速水健朗さんのTwitter経由で知り購入。この対談の構成も速水さん。僕はこの富田克也氏の作品はまったく知らなかった。話題の中心は富田氏の新作の『サウダーヂ』。『サイゾー』にある作品紹介だと「甲府の町で土方で働く猛は、ヒップホップグループ『アーミービレッジ』のクルー。寂れゆく街を前に、外国人への敵視を強めていく彼はある時、日系ブラジル人が率いるヒップホップグループの存在を知る。やがてふたつのグループの抗争は最高潮を迎え……」というもの。
この対談から抜粋
富田 さっきの男の子が住んでる団地は、8割が外国人ですね。ブラジル、ペルー、フィリッピン、タイ人。自治会長がブラジル人。彼は『サウダーヂ』にも出てもらっています。収入に応じて家賃が決まるらしいんですよね
ーー『サウダーヂ』で扱う主題のひとつに、ヒップホップチーム同士の多国籍なヒップホップバトルがありますよね。実際はこうした対立はあるんですか?
富田 むしろ、彼らと地元の日本人の間には、一切関わりがないんです。関わりがないかた対立もない。でも、これからそういう状況が生まれてくるだろうという近い未来を描きたかったんです
富田氏が「一切関わりがない」といっているが、これもそれはそうかもしれないが、そもそも日本社会全体が、人と人との縁が薄い社会になっているのであり、ある特定のコミュニティが周辺のコミュニティと関わりをもたないことが、特異な状況といえるかどうかわからない。おそらくちょっとした嗜好の違いでさえも隔絶したコミュニティの分布を生みだすことができるのではないだろうか。ただバトルとはいえないが、隠避な摩擦はあるだろう。それは日本の社会が異分子に対してみせる伝統的な反応のひとつであり、おそらく外国人に対してだけではなくいたることろで観察できる現象かもしれない。
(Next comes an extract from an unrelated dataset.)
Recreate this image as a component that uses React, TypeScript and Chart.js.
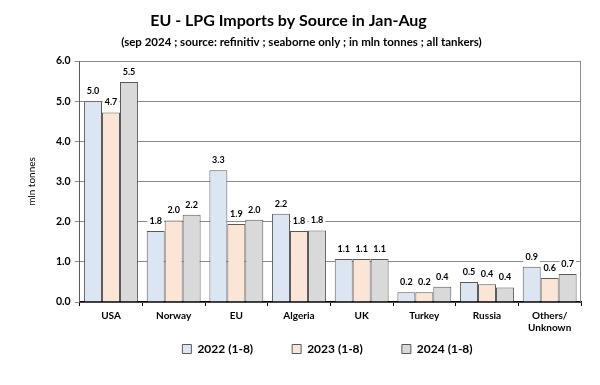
import React, { useEffect, useRef } from "react";
import { Chart, registerables } from "chart.js";

Chart.register(...registerables);

const categories: (string | string[])[] = ["USA", "Norway", "EU", "Algeria", "UK", "Turkey", "Russia", ["Others/", "Unknown"]];
const series2022 = [5.0, 1.77, 3.28, 2.2, 1.07, 0.24, 0.5, 0.88];
const series2023 = [4.72, 2.03, 1.94, 1.77, 1.07, 0.24, 0.44, 0.6];
const series2024 = [5.48, 2.17, 2.05, 1.78, 1.07, 0.38, 0.36, 0.7];
const seriesLabels = ["2022 (1-8)", "2023 (1-8)", "2024 (1-8)"];
const yTicks = [0, 1, 2, 3, 4, 5, 6];

const FONT = "Lato, 'Open Sans', sans-serif";
const LEGEND_PAD = 39;
const LEGEND_RESERVED = 22;
const LEGEND_GAP = 5;
const LEGEND_SHIFT = 26;

const frame = {
  id: "frame",
  beforeDatasetsDraw(chart: any) {
    const { ctx, chartArea } = chart;
    ctx.save();
    ctx.strokeStyle = "#8c8c8c";
    ctx.lineWidth = 1;
    ctx.beginPath();
    ctx.moveTo(chartArea.left, chartArea.top + 0.5);
    ctx.lineTo(chartArea.right - 0.5, chartArea.top + 0.5);
    ctx.lineTo(chartArea.right - 0.5, chartArea.bottom);
    ctx.stroke();
    ctx.restore();
  },
};

const layoutTweaks = {
  id: "layoutTweaks",
  afterInit(chart: any) {
    const lg = chart.legend;
    if (lg) {
      const orig = lg.fit.bind(lg);
      lg.fit = () => {
        orig();
        lg.height = LEGEND_RESERVED;
      };
    }
  },
  afterLayout(chart: any) {
    const lg = chart.legend;
    const xs = chart.scales.x;
    if (lg && xs) {
      lg.top = xs.bottom + LEGEND_GAP - LEGEND_PAD;
      lg.bottom = lg.top + LEGEND_PAD + 20;
      lg.left += LEGEND_SHIFT;
      lg.right += LEGEND_SHIFT;
    }
    const tb = chart.titleBlock;
    if (tb) {
      tb.right -= 26;
    }
  },
};

const valueLabels = {
  id: "valueLabels",
  afterDatasetsDraw(chart: any) {
    const { ctx } = chart;
    ctx.save();
    ctx.font = `bold 9px ${FONT}`;
    ctx.textAlign = "center";
    ctx.textBaseline = "middle";
    chart.data.datasets.forEach((ds: any, i: number) => {
      const meta = chart.getDatasetMeta(i);
      meta.data.forEach((bar: any, j: number) => {
        const txt = Number(ds.data[j]).toFixed(1);
        const w = ctx.measureText(txt).width + 4;
        const y = bar.y - 10;
        ctx.fillStyle = "#ffffff";
        ctx.fillRect(bar.x - w / 2, y - 6, w, 12);
        ctx.fillStyle = "#000000";
        ctx.fillText(txt, bar.x, y);
      });
    });
    ctx.restore();
  },
};

export default function App() {
  const ref = useRef<HTMLCanvasElement>(null);
  useEffect(() => {
    document.body.style.margin = "0";
    const chart = new Chart(ref.current!, {
      type: "bar",
      data: {
        labels: categories,
        datasets: [
          { label: seriesLabels[0], data: series2022, backgroundColor: "#dce6f2", borderColor: "#595959", borderWidth: 1 },
          { label: seriesLabels[1], data: series2023, backgroundColor: "#fbe5d6", borderColor: "#595959", borderWidth: 1 },
          { label: seriesLabels[2], data: series2024, backgroundColor: "#d9d9d9", borderColor: "#595959", borderWidth: 1 },
        ],
      },
      options: {
        animation: false,
        responsive: false,
        maintainAspectRatio: false,
        layout: { padding: { left: 22, right: 19, top: 0, bottom: 25 } },
        datasets: { bar: { categoryPercentage: 0.86, barPercentage: 1.0 } },
        plugins: {
          title: {
            display: true,
            text: "EU - LPG Imports by Source in Jan-Aug",
            color: "#000",
            font: { family: FONT, size: 16, weight: "bold" },
            padding: { top: 11, bottom: 3 },
          },
          subtitle: {
            display: true,
            text: "(sep 2024 ; source: refinitiv ; seaborne only ; in mln tonnes ; all tankers)",
            color: "#000",
            font: { family: FONT, size: 11.5, weight: "bold" },
            padding: { top: 2, bottom: 12 },
          },
          legend: {
            position: "bottom",
            labels: {
              color: "#000",
              font: { family: FONT, size: 12, weight: "bold" },
              boxWidth: 9,
              boxHeight: 9,
              padding: LEGEND_PAD,
              useBorderRadius: false,
            },
          },
          tooltip: { enabled: false },
        },
        scales: {
          x: {
            grid: { display: true, drawOnChartArea: false, tickLength: 4, color: "#000" },
            border: { color: "#000", width: 1.5 },
            ticks: { color: "#000", font: { family: FONT, size: 10, weight: "bold" }, maxRotation: 0, autoSkip: false, padding: 4 },
          },
          y: {
            min: 0,
            max: 6,
            afterBuildTicks(scale: any) {
              scale.ticks = yTicks.map((v) => ({ value: v }));
            },
            grid: { color: "#8c8c8c", tickLength: 5 },
            border: { color: "#595959", width: 1 },
            ticks: {
              color: "#000",
              font: { family: FONT, size: 10.5, weight: "bold" },
              padding: 4,
              callback: (v: any) => Number(v).toFixed(1),
            },
            title: {
              display: true,
              text: "mln tonnes",
              color: "#000",
              font: { family: FONT, size: 10 },
              padding: { bottom: 14 },
            },
          },
        },
      },
      plugins: [frame, valueLabels, layoutTweaks],
    } as any);
    return () => chart.destroy();
  }, []);
  return (
    <div style={{ width: 600, height: 385 }}>
      <canvas ref={ref} width={600} height={385} style={{ display: "block" }} />
    </div>
  );
}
むしろ孤立したコミュニティが抱えるだろう、社会資本整備の提供、教育や就業にかかわる機会の提供、さまざまな福祉サービスの提供などが欠落していく状態があるのかないのか、それが僕は気になる。特に、リーマンショック以後、この座談会のテーマになっている「郊外のグローバル化」という現象はかなり急ブレーキがかかっている。むしろいま日本の郊外でおきているのは、「郊外のグローバル化の大停滞」あるいは「郊外のグローバル化の再ローカル化」とでもいえる現象ではないだろうか?
例えば群馬の外国人比率の高い市町村でも2年連続してその人口が急激に減少している。そのため教育機関の運営難、就業環境の悪化などがしばしば報道されている。また豊橋市などトヨタの下請け企業が多く集積し、そこで働くブラジル人をはじめとする外国人の人口増加もゼロ年代の前半は27%もの増加だったが、いまはこの5年間で5%あるかないかの増加率に落ち込んでいる。縮小していくコミュニティが先の社会的インフラをうまくコミュニティ内外で提供し続けることができるのかといえば、自律的には困難だろう。
デフレ不況という社会的リソースの大きさが縮小していく社会で、そのリソースの配分がきつくなり、その限界では摩擦や対立が生じやすくなるのは容易に想像がつく。
ちなみに郊外の主要道路沿いにはよくパチンコ屋の廃墟が目につく。ラブホテルなどもしばしば廃墟化している。後者はわりと再生されているが、前者は、この両者の対談でふれられているように、まったく転用・転売されることもなく、いたることろで放置されていて奇妙な情景を展じている。